▶ Task data:

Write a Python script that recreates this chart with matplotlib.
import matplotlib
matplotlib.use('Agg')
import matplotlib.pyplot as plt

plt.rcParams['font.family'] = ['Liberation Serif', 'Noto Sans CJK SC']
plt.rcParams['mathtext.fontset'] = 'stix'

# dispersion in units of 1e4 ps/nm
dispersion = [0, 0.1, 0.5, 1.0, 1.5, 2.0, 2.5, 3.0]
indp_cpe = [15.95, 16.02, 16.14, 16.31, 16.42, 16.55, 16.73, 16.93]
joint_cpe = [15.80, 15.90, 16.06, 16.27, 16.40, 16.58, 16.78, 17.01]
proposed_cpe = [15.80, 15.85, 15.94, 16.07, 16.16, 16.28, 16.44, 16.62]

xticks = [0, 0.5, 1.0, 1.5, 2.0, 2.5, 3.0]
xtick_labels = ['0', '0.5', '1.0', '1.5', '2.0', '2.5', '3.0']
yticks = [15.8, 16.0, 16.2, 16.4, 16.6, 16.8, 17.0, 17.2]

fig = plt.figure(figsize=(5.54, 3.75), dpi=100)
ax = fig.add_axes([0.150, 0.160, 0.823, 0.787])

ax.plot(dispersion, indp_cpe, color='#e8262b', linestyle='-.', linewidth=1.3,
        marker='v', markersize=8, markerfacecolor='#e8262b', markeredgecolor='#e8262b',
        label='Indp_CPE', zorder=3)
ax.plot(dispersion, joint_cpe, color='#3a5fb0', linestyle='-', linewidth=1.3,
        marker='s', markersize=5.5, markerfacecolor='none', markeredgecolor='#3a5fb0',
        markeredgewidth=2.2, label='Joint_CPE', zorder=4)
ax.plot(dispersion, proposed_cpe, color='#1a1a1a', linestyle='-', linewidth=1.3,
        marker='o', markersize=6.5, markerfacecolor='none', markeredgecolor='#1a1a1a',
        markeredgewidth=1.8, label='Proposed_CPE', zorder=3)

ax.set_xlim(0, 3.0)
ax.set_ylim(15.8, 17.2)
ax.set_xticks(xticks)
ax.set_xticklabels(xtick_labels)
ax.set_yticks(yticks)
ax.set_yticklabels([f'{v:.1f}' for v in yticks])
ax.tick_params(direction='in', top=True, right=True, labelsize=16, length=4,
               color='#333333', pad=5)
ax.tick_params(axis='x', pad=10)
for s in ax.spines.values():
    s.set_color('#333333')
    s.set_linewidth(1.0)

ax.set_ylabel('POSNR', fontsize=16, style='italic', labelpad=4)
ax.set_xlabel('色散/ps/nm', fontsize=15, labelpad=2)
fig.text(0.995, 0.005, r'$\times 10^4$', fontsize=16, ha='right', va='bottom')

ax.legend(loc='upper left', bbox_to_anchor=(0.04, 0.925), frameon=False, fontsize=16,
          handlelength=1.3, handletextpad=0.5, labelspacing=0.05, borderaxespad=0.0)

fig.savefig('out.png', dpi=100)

==

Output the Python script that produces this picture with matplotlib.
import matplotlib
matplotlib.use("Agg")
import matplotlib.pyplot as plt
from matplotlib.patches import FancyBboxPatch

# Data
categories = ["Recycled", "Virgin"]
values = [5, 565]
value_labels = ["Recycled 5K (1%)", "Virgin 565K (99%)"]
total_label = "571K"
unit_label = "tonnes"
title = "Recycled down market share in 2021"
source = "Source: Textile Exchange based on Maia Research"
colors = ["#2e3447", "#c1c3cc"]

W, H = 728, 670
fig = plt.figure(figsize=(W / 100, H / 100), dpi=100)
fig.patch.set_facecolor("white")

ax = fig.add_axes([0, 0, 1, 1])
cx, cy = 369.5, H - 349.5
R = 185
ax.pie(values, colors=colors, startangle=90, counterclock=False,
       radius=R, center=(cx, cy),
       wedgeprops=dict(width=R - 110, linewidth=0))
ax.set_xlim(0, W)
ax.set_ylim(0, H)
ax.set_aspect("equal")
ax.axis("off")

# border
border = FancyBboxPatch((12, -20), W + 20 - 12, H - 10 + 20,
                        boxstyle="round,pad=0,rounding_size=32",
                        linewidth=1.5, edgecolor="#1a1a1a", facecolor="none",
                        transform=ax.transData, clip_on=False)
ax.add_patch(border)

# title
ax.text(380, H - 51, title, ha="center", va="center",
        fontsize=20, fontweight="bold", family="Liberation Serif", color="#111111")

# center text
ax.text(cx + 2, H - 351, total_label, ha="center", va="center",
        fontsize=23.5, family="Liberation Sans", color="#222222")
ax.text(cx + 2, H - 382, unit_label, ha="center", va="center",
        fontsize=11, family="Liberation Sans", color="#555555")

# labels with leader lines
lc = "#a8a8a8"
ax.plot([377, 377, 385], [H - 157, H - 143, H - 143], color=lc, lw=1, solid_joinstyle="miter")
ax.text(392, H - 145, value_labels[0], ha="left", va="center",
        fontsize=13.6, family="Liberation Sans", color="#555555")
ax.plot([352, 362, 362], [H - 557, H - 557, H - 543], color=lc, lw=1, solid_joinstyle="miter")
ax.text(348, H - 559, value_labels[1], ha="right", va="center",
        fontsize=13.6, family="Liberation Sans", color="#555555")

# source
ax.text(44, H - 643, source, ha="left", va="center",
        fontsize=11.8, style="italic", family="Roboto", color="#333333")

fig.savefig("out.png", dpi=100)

▶ What you should do: Among the lines above, determine how many hold the word "that"; report the figure alone.

▶ Written solution: 2